(Records from a data collection)

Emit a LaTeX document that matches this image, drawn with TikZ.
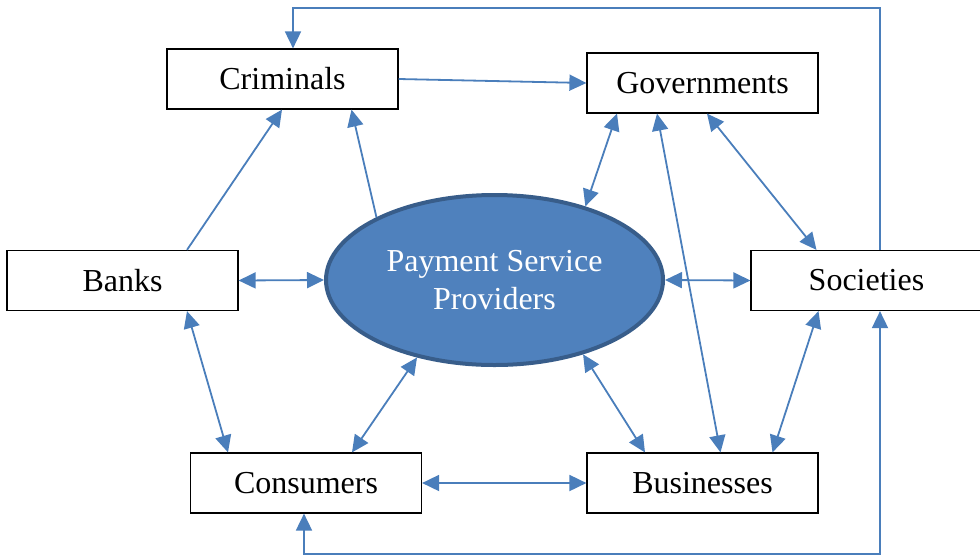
\documentclass[tikz,border=0pt]{standalone}
\usepackage{fontspec}
\setmainfont{Liberation Serif}
\usetikzlibrary{shapes.geometric,arrows.meta}
\definecolor{linkblue}{HTML}{4A7EBB}
\definecolor{pspfill}{HTML}{4F81BD}
\definecolor{pspedge}{HTML}{385D8A}
\begin{document}
\begin{tikzpicture}[x=1pt,y=-1pt,
  actor/.style={draw=black,line width=1.2pt,fill=white,minimum width=231pt,minimum height=60pt,
    inner sep=0pt,font=\fontsize{32}{38}\selectfont},
  hub/.style={ellipse,draw=pspedge,line width=4pt,fill=pspfill,minimum width=337pt,minimum height=170pt,
    inner sep=0pt,text=white,align=center,font=\fontsize{32}{38}\selectfont},
  link/.style={draw=linkblue,line width=1.8pt},
  >={Triangle[length=17pt,width=16pt]}]
\useasboundingbox (0,0) rectangle (980,558);

% actors around the hub
\node[actor] (crim)  at (282.5,79)  {Criminals};
\node[actor] (gov)   at (702.5,83)  {Governments};
\node[actor] (banks) at (122.5,280.5) {Banks};
\node[actor] (soc)   at (866.5,280.5) {Societies};
\node[actor] (cons)  at (306,483)   {Consumers};
\node[actor] (bus)   at (702.5,483) {Businesses};
\node[hub]   (psp)   at (494.5,280) {Payment Service\\Providers};

% one-way links
\draw[link,->] (crim.east) -- (gov.west);
\draw[link,->] ([xshift=64.5pt]banks.north) -- ([xshift=-0.5pt]crim.south);
\draw[link,->] (psp.152.6) -- ([xshift=69pt]crim.south);

% two-way links
\draw[link,<->] (psp.39) -- ([xshift=-85.5pt]gov.south);
\draw[link,<->] ([xshift=-45.5pt]gov.south) -- ([xshift=18pt]bus.north);
\draw[link,<->] ([xshift=4.5pt]gov.south) -- ([xshift=-50pt]soc.north);
\draw[link,<->] (banks.east) -- (psp.west);
\draw[link,<->] (psp.east) -- (soc.west);
\draw[link,<->] ([xshift=64.5pt]banks.south) -- ([xshift=-78pt]cons.north);
\draw[link,<->] (psp.225.5) -- ([xshift=46pt]cons.north);
\draw[link,<->] (psp.320.9) -- ([xshift=-57.5pt]bus.north);
\draw[link,<->] (cons.east) -- (bus.west);
\draw[link,<->] ([xshift=-48pt]soc.south) -- ([xshift=70pt]bus.north);

% outer loops
\coordinate (soctop) at ([xshift=13.5pt]soc.north);
\coordinate (crimtop) at ([xshift=10.5pt]crim.north);
\coordinate (socbot) at ([xshift=13.5pt]soc.south);
\coordinate (consbot) at ([xshift=-2pt]cons.south);
\coordinate (topline) at (0,8);
\coordinate (botline) at (0,554);
\draw[link,->] (soctop) -- (soctop |- topline) -- (crimtop |- topline) -- (crimtop);
\draw[link,<->] (socbot) -- (socbot |- botline) -- (consbot |- botline) -- (consbot);
\end{tikzpicture}
\end{document}
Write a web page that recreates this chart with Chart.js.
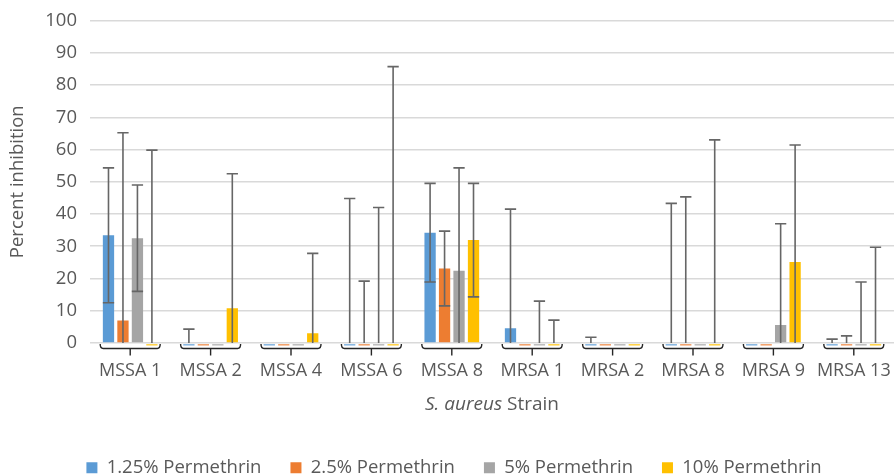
<!DOCTYPE html>
<html>
<head>
<meta charset="utf-8">
<script src="https://cdn.jsdelivr.net/npm/chart.js@4/dist/chart.umd.min.js"></script>
<style>
  html, body { margin: 0; padding: 0; background: #fff; }
  #wrap { width: 894px; height: 475px; }
</style>
</head>
<body>
<div id="wrap"><canvas id="inhibition-chart"></canvas></div>
<script>
var strains = ["MSSA 1", "MSSA 2", "MSSA 4", "MSSA 6", "MSSA 8", "MRSA 1", "MRSA 2", "MRSA 8", "MRSA 9", "MRSA 13"];
var seriesNames = ["1.25% Permethrin", "2.5% Permethrin", "5% Permethrin", "10% Permethrin"];
var seriesColors = ["#5B9BD5", "#ED7D31", "#A5A5A5", "#FFC000"];

// mean percent inhibition per strain
var perm125 = [33.4, 0, 0, 0, 34.2, 4.6, 0, 0, 0, 0];
var perm25  = [7.0, 0, 0, 0, 23.1, 0, 0, 0, 0, 0];
var perm5   = [32.5, 0, 0, 0, 22.4, 0, 0, 0, 5.6, 0];
var perm10  = [0, 10.8, 3.0, 0, 31.9, 0, 0, 0, 25.1, 0];

// error bar size (+/-)
var err125 = [20.9, 4.3, 0, 44.8, 15.3, 36.9, 1.8, 43.3, 0, 1.2];
var err25  = [58.2, 0, 0, 19.2, 11.6, 0, 0, 45.3, 0, 2.2];
var err5   = [16.5, 0, 0, 42.0, 31.9, 13.0, 0, 0, 31.4, 18.9];
var err10  = [59.8, 41.7, 24.8, 85.7, 17.6, 7.1, 0, 63.0, 36.3, 29.7];

var yTicks = [0, 10, 20, 30, 40, 50, 60, 70, 80, 90, 100];

var allValues = [perm125, perm25, perm5, perm10];
var allErrors = [err125, err25, err5, err10];

var FONT = "'Open Sans', sans-serif";
var TEXT = "#595959";

var errorBars = {
  id: "errorBars",
  afterDatasetsDraw: function (chart) {
    var ctx = chart.ctx;
    var y = chart.scales.y;
    var base = y.getPixelForValue(0);
    ctx.save();
    chart.data.datasets.forEach(function (ds, di) {
      var meta = chart.getDatasetMeta(di);
      meta.data.forEach(function (bar, i) {
        var v = ds.data[i];
        var half = bar.width / 2;
        if (v === 0) {
          ctx.strokeStyle = ds.backgroundColor;
          ctx.globalAlpha = 0.75;
          ctx.lineWidth = 1.5;
          ctx.beginPath();
          ctx.moveTo(bar.x - half, base + 1.8);
          ctx.lineTo(bar.x + half, base + 1.8);
          ctx.stroke();
          ctx.globalAlpha = 1;
        }
        var e = allErrors[di][i];
        if (!e) return;
        var top = y.getPixelForValue(v + e);
        var lowVal = v - e;
        var bottom = y.getPixelForValue(Math.max(lowVal, 0));
        ctx.strokeStyle = "#666666";
        ctx.lineWidth = 1.6;
        ctx.beginPath();
        ctx.moveTo(bar.x, bottom);
        ctx.lineTo(bar.x, top);
        ctx.moveTo(bar.x - half, top);
        ctx.lineTo(bar.x + half, top);
        if (lowVal >= 0) {
          ctx.moveTo(bar.x - half, bottom);
          ctx.lineTo(bar.x + half, bottom);
        }
        ctx.stroke();
      });
    });
    ctx.restore();
  }
};

var braces = {
  id: "braces",
  afterDraw: function (chart) {
    var ctx = chart.ctx;
    var x = chart.scales.x;
    var base = chart.scales.y.getPixelForValue(0);
    ctx.save();
    ctx.strokeStyle = "#262626";
    ctx.lineWidth = 1.4;
    strains.forEach(function (s, i) {
      var cx = x.getPixelForValue(i);
      var l = cx - 30, r = cx + 30, h = base + 5.5;
      ctx.beginPath();
      ctx.moveTo(l, base + 1);
      ctx.quadraticCurveTo(l, h, l + 3, h);
      ctx.lineTo(r - 3, h);
      ctx.quadraticCurveTo(r, h, r, base + 1);
      ctx.moveTo(cx, h);
      ctx.lineTo(cx, h + 7);
      ctx.stroke();
    });
    // x axis title, genus/species in italics
    var a = chart.chartArea;
    var part1 = "S. aureus", part2 = " Strain";
    ctx.fillStyle = TEXT;
    ctx.textBaseline = "middle";
    ctx.font = "italic 19px " + FONT;
    var w1 = ctx.measureText(part1).width;
    ctx.font = "19px " + FONT;
    var w2 = ctx.measureText(part2).width;
    var sx = (a.left + a.right) / 2 - (w1 + w2) / 2;
    ctx.font = "italic 19px " + FONT;
    ctx.fillText(part1, sx, 405);
    ctx.font = "19px " + FONT;
    ctx.fillText(part2, sx + w1, 405);
    ctx.restore();
  }
};

new Chart("inhibition-chart", {
  type: "bar",
  data: {
    labels: strains,
    datasets: allValues.map(function (vals, k) {
      return {
        label: seriesNames[k],
        data: vals,
        backgroundColor: seriesColors[k],
        barPercentage: 0.78,
        categoryPercentage: 0.72
      };
    })
  },
  options: {
    responsive: true,
    maintainAspectRatio: false,
    animation: false,
    layout: { padding: { top: 20.5, left: 14, right: 0, bottom: -12 } },
    plugins: {
      legend: {
        position: "bottom",
        labels: {
          boxWidth: 11,
          boxHeight: 11,
          padding: 29,
          color: TEXT,
          font: { family: FONT, size: 18.5 }
        }
      },
      tooltip: { enabled: false }
    },
    scales: {
      x: {
        grid: { display: false, drawTicks: false },
        border: { display: false },
        ticks: { color: TEXT, padding: 17, maxRotation: 0, autoSkip: false, font: { family: FONT, size: 18 } },
        afterFit: function (scale) {
          scale.height = 86.5;
          scale.paddingLeft = 0;
          scale.paddingRight = 0;
        }
      },
      y: {
        min: 0,
        max: 100,
        afterBuildTicks: function (scale) {
          scale.ticks = yTicks.map(function (v) { return { value: v }; });
        },
        grid: { color: "#D9D9D9", lineWidth: 1.5, drawTicks: false },
        border: { display: false },
        ticks: { color: TEXT, padding: 13, font: { family: FONT, size: 18.5 } },
        title: {
          display: true,
          text: "Percent inhibition",
          color: TEXT,
          padding: { top: -7, bottom: 0 },
          font: { family: FONT, size: 18.5 }
        },
        afterFit: function (scale) {
          scale.width = 76;
          scale.paddingTop = 0;
          scale.paddingBottom = 0;
        }
      }
    }
  },
  plugins: [errorBars, braces]
});
</script>
</body>
</html>
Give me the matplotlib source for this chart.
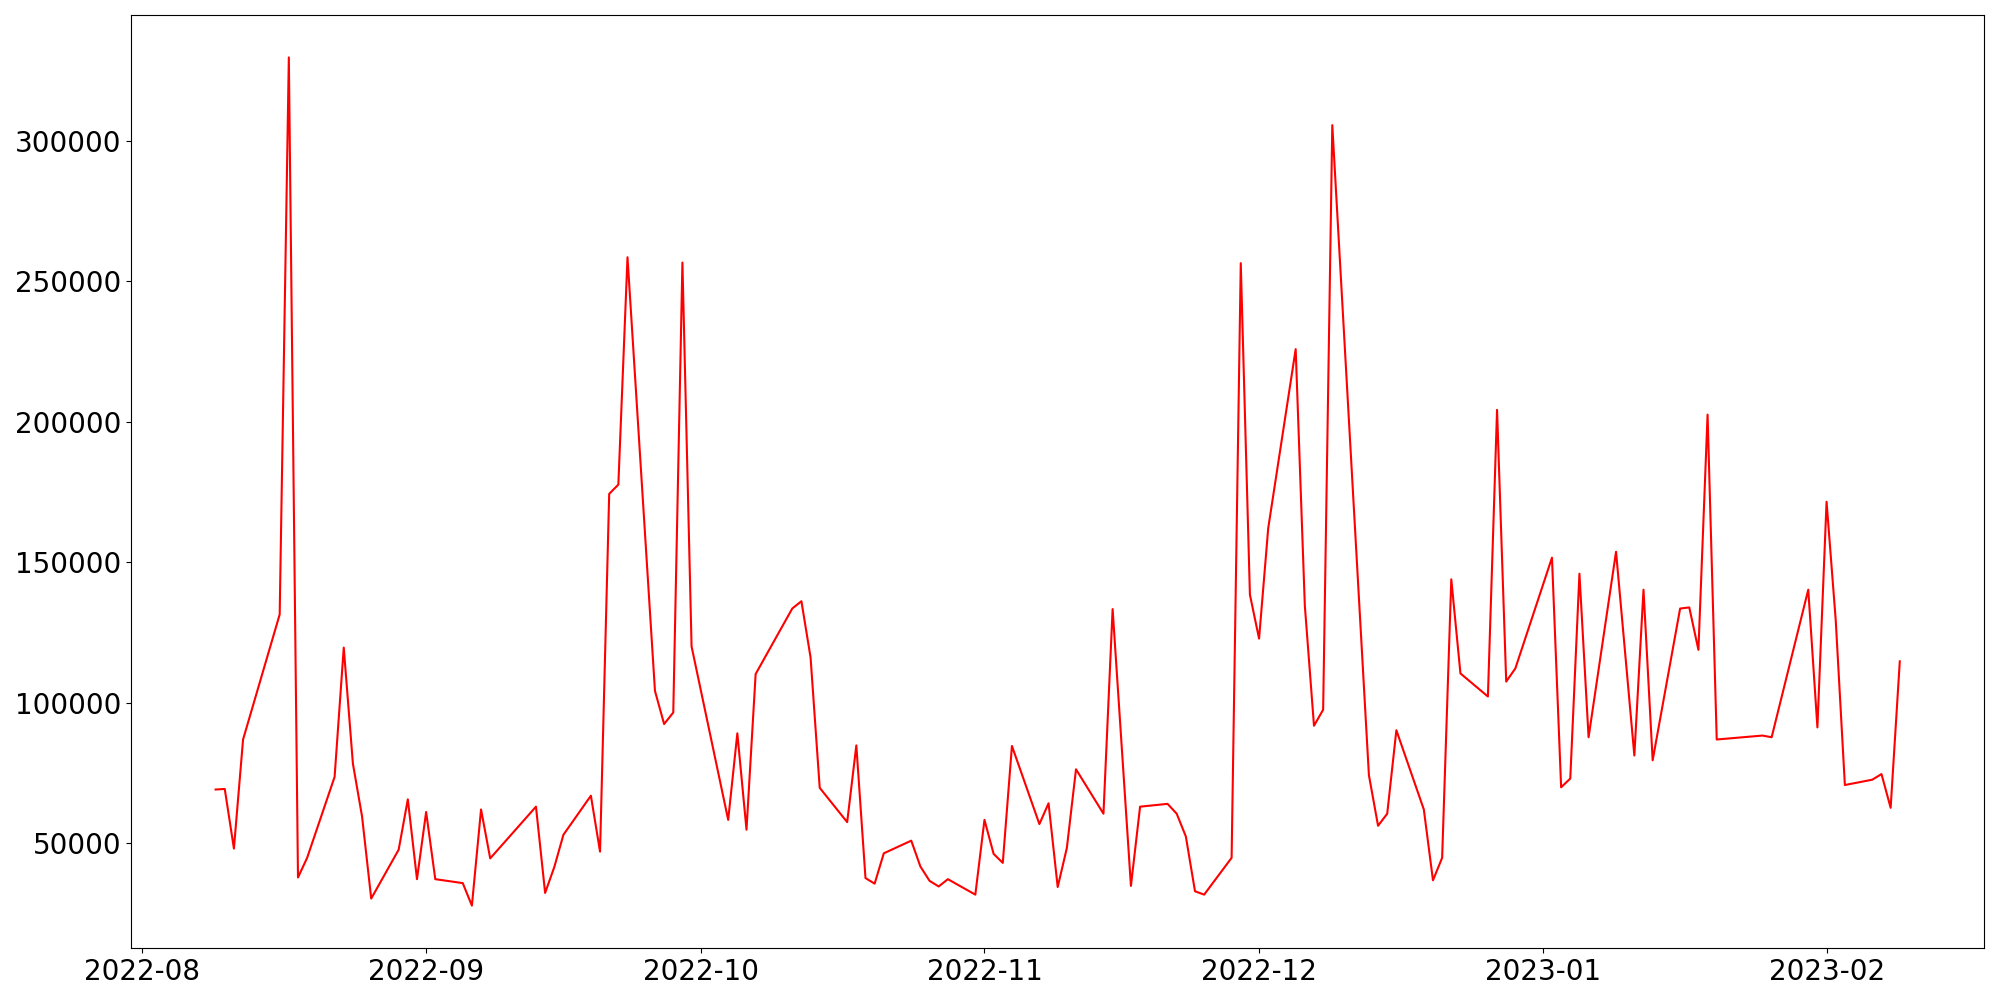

**Set exercise:** Gather up every line from the listing above in which the word "that" occurs.

**Solution for this task:**
Emit a LaTeX document that matches this image, drawn with TikZ.
Write a web page that recreates this chart with Chart.js.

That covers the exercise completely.